--- START COLLECTED MATERIAL ---

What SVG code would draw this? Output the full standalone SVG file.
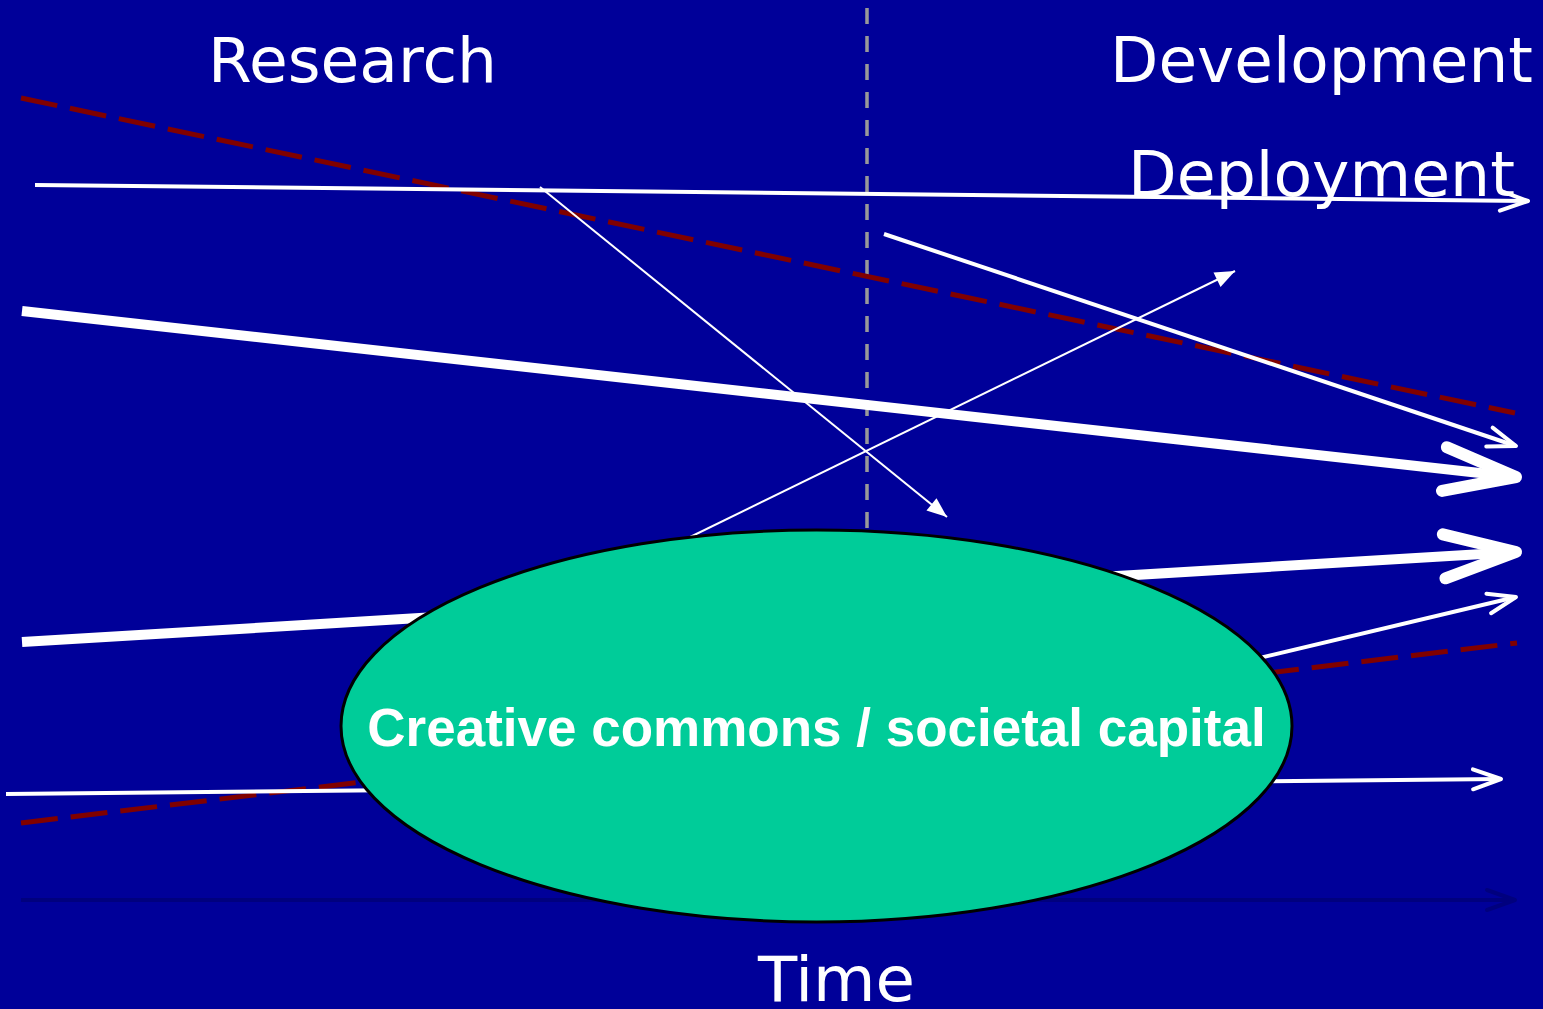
<svg xmlns="http://www.w3.org/2000/svg" width="1543" height="1009" viewBox="0 0 1543 1009">
<style>
.lbl{font-family:"DejaVu Sans","Verdana",sans-serif;font-size:63px;fill:#ffffff}
.red{stroke:#800000;stroke-width:5;stroke-dasharray:37 13;fill:none}
.w4{stroke:#ffffff;stroke-width:4;fill:none;marker-end:url(#openS)}
.w10{stroke:#ffffff;stroke-width:10;fill:none;marker-end:url(#openL)}
.w2{stroke:#ffffff;stroke-width:2;fill:none;marker-end:url(#tri)}
</style>
<defs>
<marker id="openS" markerUnits="userSpaceOnUse" orient="auto" refX="0" refY="0" markerWidth="40" markerHeight="40" overflow="visible">
<path d="M-28,-10 L0,0 L-28,10" fill="none" stroke="#ffffff" stroke-width="4" stroke-linecap="round" stroke-linejoin="round"/>
</marker>
<marker id="openD" markerUnits="userSpaceOnUse" orient="auto" refX="0" refY="0" markerWidth="40" markerHeight="40" overflow="visible">
<path d="M-28,-10 L0,0 L-28,10" fill="none" stroke="#00007E" stroke-width="4" stroke-linecap="round" stroke-linejoin="round"/>
</marker>
<marker id="openL" markerUnits="userSpaceOnUse" orient="auto" refX="0" refY="0" markerWidth="100" markerHeight="100" overflow="visible">
<path d="M-72,-22 L0,0 L-72,22" fill="none" stroke="#ffffff" stroke-width="12" stroke-linecap="round" stroke-linejoin="round"/>
</marker>
<marker id="tri" markerUnits="userSpaceOnUse" orient="auto" refX="0" refY="0" markerWidth="30" markerHeight="30" overflow="visible">
<path d="M-20,-8 L0,0 L-20,8 Z" fill="#ffffff"/>
</marker>
</defs>
<rect x="0" y="0" width="1543" height="1009" fill="#000099"/>
<g id="divider">
<line x1="867" y1="8" x2="867" y2="545" stroke="#999999" stroke-width="3.5" stroke-dasharray="16 12"/>
</g>
<g id="connectors">
<line class="red" x1="21" y1="98" x2="1515" y2="413"/>
<line class="red" x1="21" y1="823" x2="1517" y2="643"/>
<line x1="21" y1="900" x2="1515" y2="900" stroke="#00007E" stroke-width="4" marker-end="url(#openD)"/>
<line class="w4" x1="35" y1="185" x2="1528" y2="201"/>
<line class="w4" x1="884" y1="234" x2="1516" y2="446"/>
<line class="w10" x1="22" y1="311" x2="1516" y2="477"/>
<line class="w10" x1="22" y1="642" x2="1516" y2="552"/>
<line class="w4" x1="1100" y1="696" x2="1516" y2="597"/>
<line class="w4" x1="6" y1="794" x2="1501" y2="779"/>
<line class="w2" x1="540" y1="187" x2="947" y2="517"/>
<line class="w2" x1="684" y1="540" x2="1235" y2="271"/>
</g>
<g id="commons">
<ellipse cx="816.5" cy="726" rx="475.5" ry="196" fill="#00CC99" stroke="#000000" stroke-width="3"/>
<text x="816.5" y="746" text-anchor="middle" font-family="'Liberation Sans',Arial,sans-serif" font-weight="bold" font-size="53" fill="#ffffff">Creative commons / societal capital</text>
</g>
<g id="research"><text class="lbl" x="208" y="82" textLength="289" lengthAdjust="spacingAndGlyphs">Research</text></g>
<g id="development"><text class="lbl" x="1110" y="82" textLength="423" lengthAdjust="spacingAndGlyphs">Development</text></g>
<g id="deployment"><text class="lbl" x="1128" y="196" textLength="387" lengthAdjust="spacingAndGlyphs">Deployment</text></g>
<g id="time"><text class="lbl" x="758" y="1001" textLength="157" lengthAdjust="spacingAndGlyphs">Time</text></g>
</svg>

--- END COLLECTED MATERIAL ---

Transcribe the whole listing exactly. Pictures stay out of your copy.

* [ANSWER TO THE PROBLEM]
What SVG code would draw this? Output the full standalone SVG file.
<svg xmlns="http://www.w3.org/2000/svg" width="1543" height="1009" viewBox="0 0 1543 1009">
<style>
.lbl{font-family:"DejaVu Sans","Verdana",sans-serif;font-size:63px;fill:#ffffff}
.red{stroke:#800000;stroke-width:5;stroke-dasharray:37 13;fill:none}
.w4{stroke:#ffffff;stroke-width:4;fill:none;marker-end:url(#openS)}
.w10{stroke:#ffffff;stroke-width:10;fill:none;marker-end:url(#openL)}
.w2{stroke:#ffffff;stroke-width:2;fill:none;marker-end:url(#tri)}
</style>
<defs>
<marker id="openS" markerUnits="userSpaceOnUse" orient="auto" refX="0" refY="0" markerWidth="40" markerHeight="40" overflow="visible">
<path d="M-28,-10 L0,0 L-28,10" fill="none" stroke="#ffffff" stroke-width="4" stroke-linecap="round" stroke-linejoin="round"/>
</marker>
<marker id="openD" markerUnits="userSpaceOnUse" orient="auto" refX="0" refY="0" markerWidth="40" markerHeight="40" overflow="visible">
<path d="M-28,-10 L0,0 L-28,10" fill="none" stroke="#00007E" stroke-width="4" stroke-linecap="round" stroke-linejoin="round"/>
</marker>
<marker id="openL" markerUnits="userSpaceOnUse" orient="auto" refX="0" refY="0" markerWidth="100" markerHeight="100" overflow="visible">
<path d="M-72,-22 L0,0 L-72,22" fill="none" stroke="#ffffff" stroke-width="12" stroke-linecap="round" stroke-linejoin="round"/>
</marker>
<marker id="tri" markerUnits="userSpaceOnUse" orient="auto" refX="0" refY="0" markerWidth="30" markerHeight="30" overflow="visible">
<path d="M-20,-8 L0,0 L-20,8 Z" fill="#ffffff"/>
</marker>
</defs>
<rect x="0" y="0" width="1543" height="1009" fill="#000099"/>
<g id="divider">
<line x1="867" y1="8" x2="867" y2="545" stroke="#999999" stroke-width="3.5" stroke-dasharray="16 12"/>
</g>
<g id="connectors">
<line class="red" x1="21" y1="98" x2="1515" y2="413"/>
<line class="red" x1="21" y1="823" x2="1517" y2="643"/>
<line x1="21" y1="900" x2="1515" y2="900" stroke="#00007E" stroke-width="4" marker-end="url(#openD)"/>
<line class="w4" x1="35" y1="185" x2="1528" y2="201"/>
<line class="w4" x1="884" y1="234" x2="1516" y2="446"/>
<line class="w10" x1="22" y1="311" x2="1516" y2="477"/>
<line class="w10" x1="22" y1="642" x2="1516" y2="552"/>
<line class="w4" x1="1100" y1="696" x2="1516" y2="597"/>
<line class="w4" x1="6" y1="794" x2="1501" y2="779"/>
<line class="w2" x1="540" y1="187" x2="947" y2="517"/>
<line class="w2" x1="684" y1="540" x2="1235" y2="271"/>
</g>
<g id="commons">
<ellipse cx="816.5" cy="726" rx="475.5" ry="196" fill="#00CC99" stroke="#000000" stroke-width="3"/>
<text x="816.5" y="746" text-anchor="middle" font-family="'Liberation Sans',Arial,sans-serif" font-weight="bold" font-size="53" fill="#ffffff">Creative commons / societal capital</text>
</g>
<g id="research"><text class="lbl" x="208" y="82" textLength="289" lengthAdjust="spacingAndGlyphs">Research</text></g>
<g id="development"><text class="lbl" x="1110" y="82" textLength="423" lengthAdjust="spacingAndGlyphs">Development</text></g>
<g id="deployment"><text class="lbl" x="1128" y="196" textLength="387" lengthAdjust="spacingAndGlyphs">Deployment</text></g>
<g id="time"><text class="lbl" x="758" y="1001" textLength="157" lengthAdjust="spacingAndGlyphs">Time</text></g>
</svg>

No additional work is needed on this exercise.